Stale bread and butter, or dripping – pen’norths of that unctuous and pasty pudding which may be seen in all the cookshops of this neighbourhood, and an occasional (very occasional) basin of leg-of-beef soup, a saveloy, or plate of pieces, such as the trimmings, or coarse fat of ham and brisket of beef, are their ordinary articles of diet.

Their luxuries are baked potatoes, stewed eels, dispensed by teacupfuls at street-stalls, fried fish and whelks, which are eaten with infinite gusto at a dozen stalls about Brick-lane and Shoreditch.

I have already mentioned the shops for the sale of offal.

Many of these may supply some really good articles of food – amongst which may be classed cows’ heels and those baked sheeps’ heads, the appetizing steam from which, as they frizzle in the long japanned kettles, salutes the nostrils of many an expectant family who have been hungry all the week, and look forward to this as the crown and reward of their week’s work on Saturday night.

THE CONVENIENCE OF THE COOKSHOP

It may readily be believed that in a business where all the family must, if they are fortunate enough to obtain employment, help to keep the wolf from the door – the cookshop is a convenient substitute for the kitchens of more favoured households.

To leave the loom or the silk wheel, and to light a fire and cook a meal for a family in the room where work is going on, would often be a loss of time and no little inconvenience.

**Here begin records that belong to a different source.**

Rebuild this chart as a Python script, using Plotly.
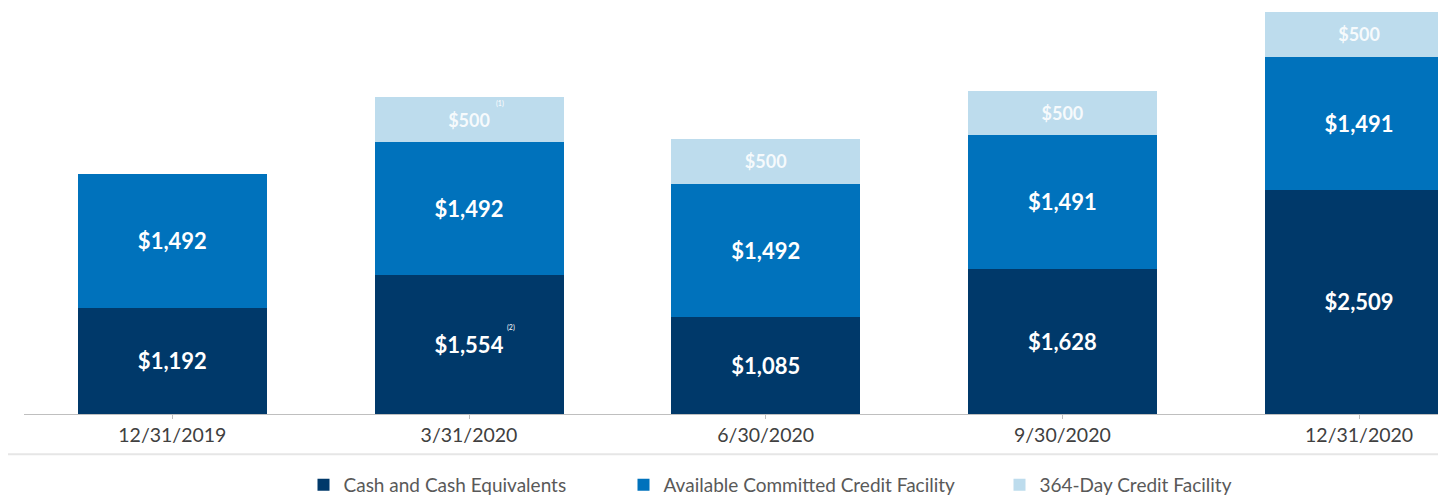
import plotly.graph_objects as go

dates = ["12/31/2019", "3/31/2020", "6/30/2020", "9/30/2020", "12/31/2020"]
cash = [1192, 1554, 1085, 1628, 2509]
committed = [1492, 1492, 1492, 1491, 1491]
day364 = [None, 500, 500, 500, 500]

names = ["Cash and Cash Equivalents", "Available Committed Credit Facility", "364-Day Credit Facility"]
colors = ["#00396A", "#0072BC", "#BDDCED"]
label_colors = ["#FFFFFF", "#FFFFFF", "rgba(255,255,255,0.88)"]
label_sizes = [22, 22, 18]
series = [cash, committed, day364]
legend_ids = ["legend", "legend2", "legend3"]

FONT = "Lato"
W, H = 1438, 492  # page body has an 8px margin

fig = go.Figure()
for vals, name, col, lc, ls, lg in zip(series, names, colors, label_colors, label_sizes, legend_ids):
    fig.add_trace(go.Bar(
        x=dates, y=vals, name=name,
        marker=dict(color=col, line=dict(width=0)),
        texttemplate="$%{y:,.0f}",
        textposition="inside",
        insidetextanchor="middle",
        textfont=dict(family=FONT, size=ls, color=lc, weight="bold"),
        legend=lg,
        showlegend=True,
        hoverinfo="skip",
    ))

# footnote markers
fig.add_annotation(x=dates[1], y=cash[1] + committed[1] + day364[1] / 2, text="(1)",
                   showarrow=False, xshift=31, yshift=16,
                   font=dict(family=FONT, size=7, color="#FFFFFF"))
fig.add_annotation(x=dates[1], y=cash[1] / 2, text="(2)",
                   showarrow=False, xshift=42, yshift=17,
                   font=dict(family=FONT, size=7, color="#FFFFFF"))

# separator line above legend
fig.add_shape(type="line", xref="paper", yref="paper",
              x0=-0.02, x1=1.0, y0=-0.099, y1=-0.099,
              line=dict(color="#E6E6E6", width=2))

leg_common = dict(orientation="h", yanchor="middle", y=1 - 477 / H, yref="container",
                  xanchor="left", xref="container",
                  font=dict(family=FONT, size=19, color="#595959"),
                  bgcolor="rgba(0,0,0,0)")

fig.update_layout(
    width=W, height=H, autosize=False,
    margin=dict(l=16, r=0, t=0, b=86, autoexpand=False),
    showlegend=True,
    barmode="stack", bargap=0.363,
    plot_bgcolor="white", paper_bgcolor="white",
    xaxis=dict(type="category", range=[-0.5, 4.293], showline=True, automargin=False,
               linecolor="#BFBFBF", linewidth=1, ticks="outside", ticklen=4,
               tickcolor="#BFBFBF", showgrid=False,
               tickfont=dict(family=FONT, size=19.5, color="#404040")),
    yaxis=dict(range=[0, 4545], visible=False),
    legend=dict(x=295.5 / W, **leg_common),
    legend2=dict(x=615.5 / W, **leg_common),
    legend3=dict(x=991.5 / W, **leg_common),
)

fig.write_html("out.html")
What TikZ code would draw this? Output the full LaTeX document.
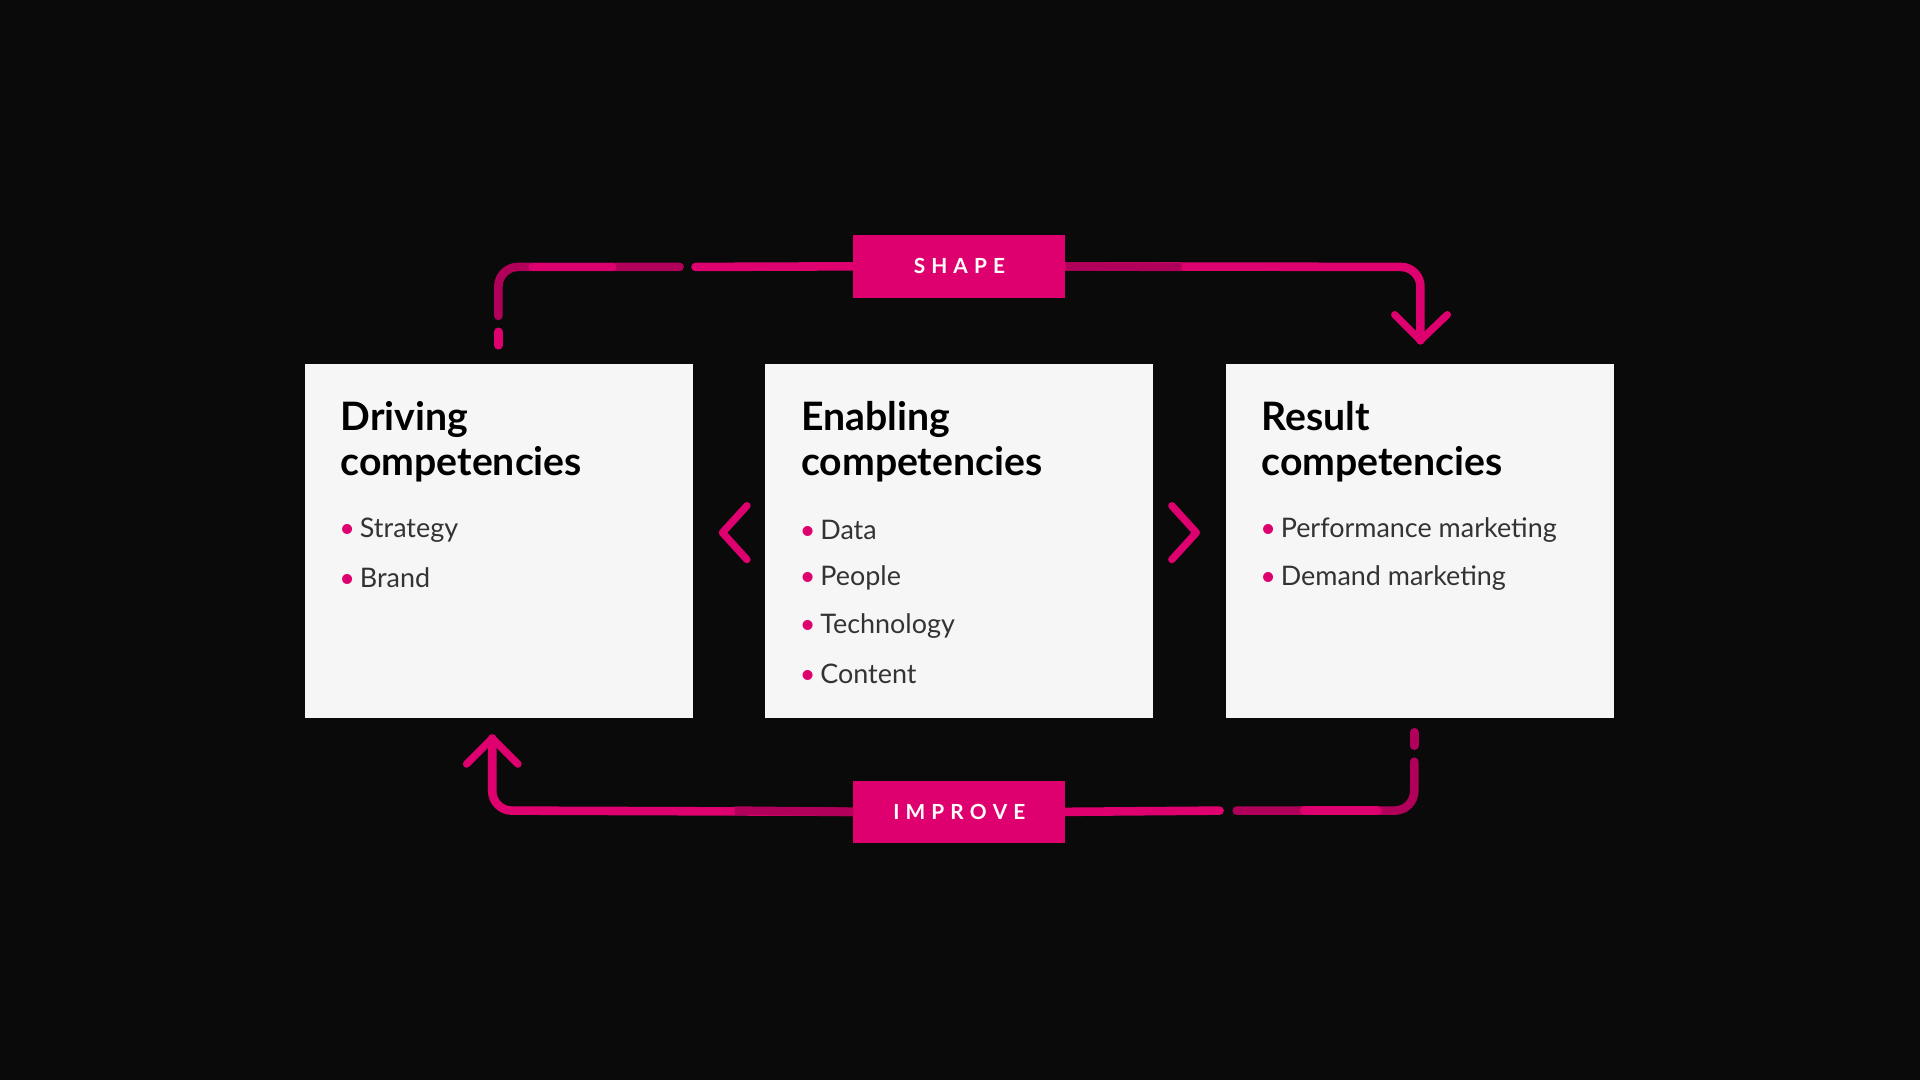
\documentclass[tikz,border=0pt]{standalone}
\usepackage{fontspec}
\setmainfont{Lato}
\begin{document}
\begin{tikzpicture}[x=1pt,y=-1pt,
  box/.style={fill=boxc,draw=none,minimum width=317pt,minimum height=289pt,inner sep=0},
  tag/.style={fill=mag,draw=none,minimum width=173pt,minimum height=51pt,inner sep=0,text=white,font=\bfseries\fontsize{17}{20}\selectfont},
  ttl/.style={anchor=north west,align=left,font=\bfseries\fontsize{32}{36}\selectfont,text=black,inner sep=0},
  itm/.style={anchor=west,inner sep=0,font=\fontsize{22}{26}\selectfont,text=txt},
  ln/.style={line width=7pt,line cap=round,mag},
  dk/.style={line width=7pt,line cap=butt,magd},
  chev/.style={line width=6pt,line cap=round,line join=round,mag}]
\definecolor{bg}{HTML}{0A0A0A}
\definecolor{boxc}{HTML}{F6F6F6}
\definecolor{mag}{HTML}{DE006E}
\definecolor{magd}{HTML}{B0005A}
\definecolor{txt}{HTML}{333333}
\fill[bg] (0,0) rectangle (1568,882);
\useasboundingbox (0,0) rectangle (1568,882);
\newcommand{\bul}[3]{\node[itm] (#1) at (#2) {\textcolor{mag}{\textbullet}\hspace{4pt}#3};}
% boxes
\node[box] (drv) at (407.5,441.5) {};
\node[box] (enb) at (783.5,441.5) {};
\node[box] (res) at (1159.5,441.5) {};
\node[ttl] (t1) at (278,328) {Driving\\competencies};
\node[ttl] (t2) at (654,328) {Enabling\\competencies};
\node[ttl] (t3) at (1030,328) {Result\\competencies};
\bul{a1}{277,433}{Strategy}
\bul{a2}{277,472}{Brand}
\bul{b1}{653,433}{Data}
\bul{b2}{653,472}{People}
\bul{b3}{653,511}{Technology}
\bul{b4}{653,550}{Content}
\bul{c1}{1029,433}{Performance marketing}
\bul{c2}{1029,472}{Demand marketing}
% tags
\node[tag] (shape) at (783.5,217.5) {S\hspace{5pt}H\hspace{5pt}A\hspace{5pt}P\hspace{5pt}E};
\node[tag] (improve) at (783.5,663) {I\hspace{5pt}M\hspace{5pt}P\hspace{5pt}R\hspace{5pt}O\hspace{5pt}V\hspace{5pt}E};
% top connector
\coordinate (s0) at (407,282);
\coordinate (s1) at (407,271);
\coordinate (s2) at (407,258);
\coordinate (s3) at (555,218);
\coordinate (s4) at (568,218);
\coordinate (e1) at (1160,278);
\draw[ln] (s0)--(s1);
\draw[ln,magd] (s2)--(407,234) arc[start angle=180,end angle=270,radius=16] -- (s3);
\draw[ln] (435,218)--(500,218);
\draw[ln] (s4)--(shape.west);
\draw[ln] (shape.east)--(1144,218) arc[start angle=270,end angle=360,radius=16] -- (e1);
\draw[dk] (shape.east)--(965,218);
\draw[chev] (1139,257)--(e1)--(1182,257);
% bottom connector
\coordinate (r0) at (1155,598);
\coordinate (r1) at (1155,609);
\coordinate (r2) at (1155,622);
\coordinate (r3) at (1010,662);
\coordinate (r4) at (996,662);
\coordinate (d1) at (402,603);
\draw[ln,magd] (r0)--(r1);
\draw[ln,magd] (r2)--(1155,646) arc[start angle=0,end angle=90,radius=16] -- (r3);
\draw[ln] (1065,662)--(1125,662);
\draw[ln] (r4)--(improve.east);
\draw[ln] (improve.west)--(418,662) arc[start angle=90,end angle=180,radius=16] -- (d1);
\draw[dk] (improve.west)--(600,662);
\draw[chev] (381,624)--(d1)--(423,624);
% chevrons between boxes
\coordinate (l1) at (610,413);
\coordinate (l2) at (590,435);
\coordinate (l3) at (610,457);
\draw[chev] (l1)--(l2)--(l3);
\coordinate (m1) at (957,413);
\coordinate (m2) at (977,435);
\coordinate (m3) at (957,457);
\draw[chev] (m1)--(m2)--(m3);
\end{tikzpicture}
\end{document}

It would be difficult, too, in any way to obtain more than a taste of meat for the few halfpence which they have to spend.

No – the cookshop, with its mingled steams and mixed flavours of many meats; its great slabs of pease-pudding; its long rolls of “spotted” or “plain;” its baked potatoes and gravy; its ha’porths of “piecrust;” flat, damp, hot, flabby slabs of greasy dough, four inches square; its “faggots” and dense peppery saveloys, supplies the immediate wants of these people half the week at least, that is to say – with many of them – during the time that they are not absolutely starving on such slender additions they can make to the coarse workhouse loaf.

TIDY ROOMS AND KEPT ANIMALS

Their rooms are frequently tidy, although they are often badly ventilated, and pervaded by a strong ammoniacal smell from the animals which most of them keep, whether they be pigeons, white mice, cats, rabbits, fancy dogs, or singing birds.

Of these, pigeons and singing birds are the most common, the former being kept in the lofts, and flying from dormers on the tiles, where their masters spend a great part of their spare time, and notably their Sunday mornings.

The birds hang here and there upon the walls, in breeding-cages, or carol outside the long garret windows, trying to drown the click of the shuttle, or the whistle of the chutter as it severs the silk upon the long grooved wire used for making the velvet pile.

THE DELICATE FABRIC

In one of these “long” shops a whole family and all their livestock will sometimes live, and yet the delicate fabric upon which they work will come out from the loom without a soil.

Amidst the turned-up stump bedstead or the roll of blankets on the floor, the few pieces of broken crockery, and the rickety furniture, some of which is generations old, there is often seen some sort of order and decency which is worthy of a better fortune; and as the patient men and women stand and remove from the long silken band every knot and burr, or sit at the loom, laboriously weaving in the bright soft tints, we cannot but wonder at the fortitude which such life demands, and at the honesty which, under such conditions, may be trusted with commodities so valuable.

APOLOGETIC DISPARAGEMENT

It may be believed to what a state of depression a trade must have come, when those who follow it speak of it, and of themselves in connection with it, in sort of apologetic disparagement.

Meeting one of these people anywhere casually, and as casually ask him what calling he follows, the answer would be, in nine cases out of ten:- “Me! Oh, I’m only a weaver.”

While the same inquiry regarding a son or daughter would be met with:- “Well, sir, only follerrin’ my own trade if you can call it trade; but we’re in the hopes of a somethink better for ’em.”